Soft skills help build stronger teams with fewer headaches.
Written for Progressive Dairy and originally published 1/16/23 HERE.
How often have you seen a highly skilled manager fail in leading their team? Some signs are high turnover, lax standards and low morale. How often have you seen employees or owners in charge of managing people struggle to connect with employees and keeping everyone aligned with the goals? How often have employees been promoted because they have the technical know-how and work hard, but no one wants to work with them?
Great leaders are goal-orientated but realize they need to build a team around them, which means using soft skills to build a culture of employee engagement. So often, we hear that throwing more money at employees will keep them from leaving. While that might work for a while, money and perks only go so far.
A benefit of working with ag enterprises across the U.S. and Canada is that we observe what the best ag leaders do differently than most. Soft skills are overlooked, but they separate great companies from everyone else. I can’t think of one ultra-successful operation where the leadership had poor soft skills.
Soft skills in leadership positions allow family enterprises to get a leg up on their competitors, even in a tight labor market.
What are soft skills?
Let’s dispel a misconception. People with good soft skills are not mushy, wishy-washy, highly polished or great schmoozers. Instead, they have these soft skills: communication (both written and verbal), self-motivation, drive for self-improvement, able to build trust, team builders, good time managers, flexible and conflict resolvers. The largest and most important skill of them all is communication.
The big one: Communication
By far, the skill that has the largest impact and needs the most work is communication. We survey employees, owners and managers as part of our peer groups and consulting. They rank themselves across a variety of skills and traits. Employees, owners and the next generation consistently rank themselves lowest in communication skills.
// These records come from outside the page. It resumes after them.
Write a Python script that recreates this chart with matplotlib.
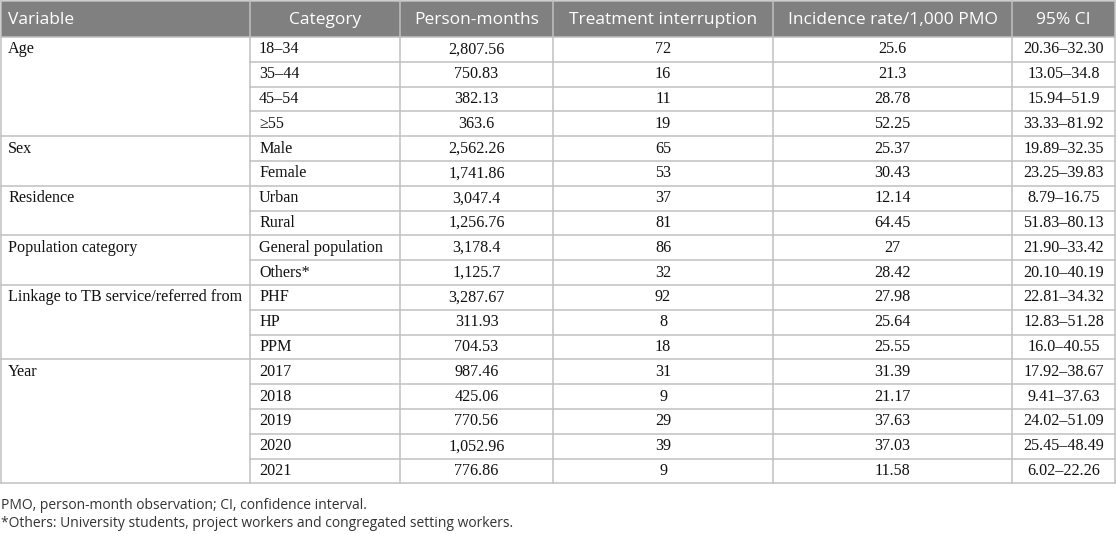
import matplotlib
matplotlib.use("Agg")
import matplotlib.pyplot as plt
from matplotlib.patches import Rectangle

# ---- data ----
headers = ["Variable", "Category", "Person-months", "Treatment interruption",
           "Incidence rate/1,000 PMO", "95% CI"]
groups = ["Age", "Sex", "Residence", "Population category",
          "Linkage to TB service/referred from", "Year"]
group_sizes = [4, 2, 2, 2, 3, 5]
categories = ["18–34", "35–44", "45–54", "≥55", "Male", "Female", "Urban", "Rural",
              "General population", "Others*", "PHF", "HP", "PPM",
              "2017", "2018", "2019", "2020", "2021"]
person_months = ["2,807.56", "750.83", "382.13", "363.6", "2,562.26", "1,741.86",
                 "3,047.4", "1,256.76", "3,178.4", "1,125.7", "3,287.67", "311.93",
                 "704.53", "987.46", "425.06", "770.56", "1,052.96", "776.86"]
interruptions = ["72", "16", "11", "19", "65", "53", "37", "81", "86", "32", "92",
                 "8", "18", "31", "9", "29", "39", "9"]
incidence = ["25.6", "21.3", "28.78", "52.25", "25.37", "30.43", "12.14", "64.45",
             "27", "28.42", "27.98", "25.64", "25.55", "31.39", "21.17", "37.63",
             "37.03", "11.58"]
ci95 = ["20.36–32.30", "13.05–34.8", "15.94–51.9", "33.33–81.92", "19.89–32.35",
        "23.25–39.83", "8.79–16.75", "51.83–80.13", "21.90–33.42", "20.10–40.19",
        "22.81–34.32", "12.83–51.28", "16.0–40.55", "17.92–38.67", "9.41–37.63",
        "24.02–51.09", "25.45–48.49", "6.02–22.26"]
footnotes = ["PMO, person-month observation; CI, confidence interval.",
             "*Others: University students, project workers and congregated setting workers."]

# ---- layout ----
W, H = 1116, 534
col_edges = [1, 250, 400, 553, 773, 1012, 1115]
top = 1
header_h = 36
row_h = 24.8
line_col = "#c0c0c0"
header_fill = "#808080"
lw = 1.1
body_fs = 11.6

fig = plt.figure(figsize=(W / 100, H / 100), dpi=100)
ax = fig.add_axes([0, 0, 1, 1])
ax.set_xlim(0, W)
ax.set_ylim(H, 0)
ax.axis("off")

serif = ["Liberation Serif", "DejaVu Serif"]
sans = ["Open Sans", "DejaVu Sans"]

# header
hb = top + header_h
ax.add_patch(Rectangle((col_edges[0], top), col_edges[-1] - col_edges[0], header_h,
                       facecolor=header_fill, edgecolor="none", zorder=1))
for j, h in enumerate(headers):
    if j == 0:
        x, ha = col_edges[0] + 7, "left"
    else:
        x, ha = (col_edges[j] + col_edges[j + 1]) / 2, "center"
    ax.text(x, top + header_h / 2 + 1, h, ha=ha, va="center", color="white",
            fontsize=12.5, family=sans, zorder=3)

n = len(categories)
bottom = hb + n * row_h

# body text
for i in range(n):
    yc = hb + (i + 0.5) * row_h
    ax.text(col_edges[1] + 9, yc, categories[i], ha="left", va="center",
            fontsize=body_fs, family=serif, color="#111111", zorder=3)
    for j, vals in enumerate([person_months, interruptions, incidence, ci95]):
        xc = (col_edges[j + 2] + col_edges[j + 3]) / 2
        ax.text(xc, yc, vals[i], ha="center", va="center", fontsize=body_fs,
                family=serif, color="#111111", zorder=3)

start = 0
group_starts = []
for g, sz in zip(groups, group_sizes):
    group_starts.append(start)
    yc = hb + (start + 0.5) * row_h
    ax.text(col_edges[0] + 7, yc, g, ha="left", va="center", fontsize=body_fs,
            family=serif, color="#111111", zorder=3)
    start += sz

# horizontal lines
for i in range(1, n):
    y = hb + i * row_h
    x0 = col_edges[0] if i in group_starts else col_edges[1]
    ax.plot([x0, col_edges[-1]], [y, y], color=line_col, lw=lw, zorder=2)
ax.plot([col_edges[0], col_edges[-1]], [hb, hb], color=line_col, lw=lw, zorder=2)
ax.plot([col_edges[0], col_edges[-1]], [top, top], color=line_col, lw=lw, zorder=2)
ax.plot([col_edges[0], col_edges[-1]], [bottom, bottom], color=line_col, lw=lw, zorder=2)

# vertical lines
for x in col_edges:
    ax.plot([x, x], [top, bottom], color=line_col, lw=lw, zorder=2)

# footnotes
for k, f in enumerate(footnotes):
    ax.text(col_edges[0], bottom + 22 + k * 18, f, ha="left", va="center",
            fontsize=10, family=sans, color="#333333")

fig.savefig("out.png", dpi=100)
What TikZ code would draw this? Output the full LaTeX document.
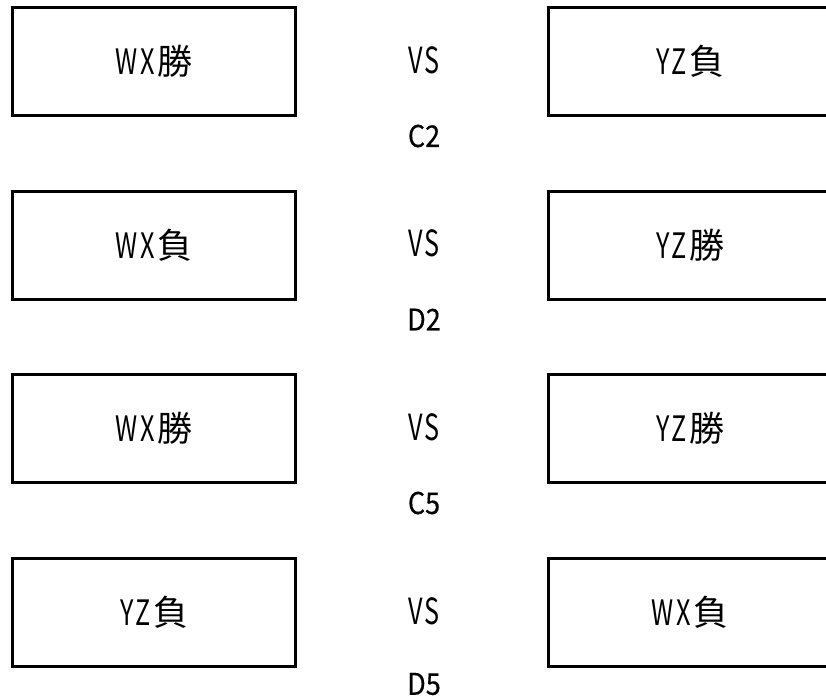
\documentclass[tikz,border=0pt]{standalone}
\usepackage{fontspec}
\newfontfamily\cjk{Noto Sans CJK JP}
\newfontfamily\cjklat[FakeStretch=0.72,LetterSpace=9]{Noto Sans CJK JP}
\newfontfamily\vsfont[FakeStretch=0.7,LetterSpace=6]{Noto Sans CJK JP}
\newfontfamily\codefont[FakeStretch=0.9,FakeBold=0.4]{Noto Sans CJK JP}
\newcommand\lbl[2]{{\cjklat #1}\hspace{2pt}{\cjk #2}}
\begin{document}
\begin{tikzpicture}[x=1pt,y=-1pt]
\tikzset{
  team/.style={draw,line width=3pt,minimum width=283pt,minimum height=108pt,inner sep=0pt,font=\fontsize{35pt}{36pt}\selectfont},
  vslbl/.style={font=\fontsize{36pt}{37pt}\selectfont\vsfont,inner sep=0pt},
  codelbl/.style={font=\fontsize{30pt}{31pt}\selectfont\codefont,inner sep=0pt}
}
\useasboundingbox (0,0) rectangle (826,698);
\clip (0,0) rectangle (826,698);
% row 1
\node[team] (l1) at (154,61.5) {\lbl{WX}{勝}};
\node[team] (r1) at (690,61.5) {\lbl{YZ}{負}};
\node[vslbl] (v1) at (424,60) {VS};
\node[codelbl] (c1) at (424,136) {C2};
% row 2
\node[team] (l2) at (154,245) {\lbl{WX}{負}};
\node[team] (r2) at (690,245) {\lbl{YZ}{勝}};
\node[vslbl] (v2) at (424,243.5) {VS};
\node[codelbl] (c2) at (424,319.5) {D2};
% row 3
\node[team] (l3) at (154,428.5) {\lbl{WX}{勝}};
\node[team] (r3) at (690,428.5) {\lbl{YZ}{勝}};
\node[vslbl] (v3) at (424,427) {VS};
\node[codelbl] (c3) at (424,503) {C5};
% row 4
\node[team] (l4) at (154,612.5) {\lbl{YZ}{負}};
\node[team] (r4) at (690,612.5) {\lbl{WX}{負}};
\node[vslbl] (v4) at (424,611) {VS};
\node[codelbl] (c4) at (424,684) {D5};
\end{tikzpicture}
\end{document}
So often, communication is assumed to be about telling and talking. But it’s so much more. Communication is more than giving task lists and orders. Sometimes communication is talking, but often it’s about listening. Here are some ways to improve communication.
- Ask your team members questions, so you can understand what they are seeing, feeling and understanding.
- Ask opinions instead of giving yours first.
- Follow up on past conversations so things don’t fall through the cracks.
- Have daily or weekly team huddles to keep the team aligned.
- Understand your team on a personal level. Get to know them as people.
- Show your team a clear vision of where the business is going. Explain the WHY behind your decisions.
- Give feedback that helps the employee improve while not tearing them down.
- Deal with conflict constructively and timely while looking for win-win solutions.
There is much more that could be written about communication, but the tactics above are what great communicators consistently practice. It takes deliberate and intentional work to hone soft skills. At first, it can be difficult. Some people pick them up quickly, others slowly, but everyone can improve from where they are today.
Why are soft skills the secret sauce of all highly successful operations? Unlike production technology or production practices, soft skills can’t be bought. However, they can be learned, practiced, and perfected. That’s great news for those who want to build a stronger team with fewer headaches.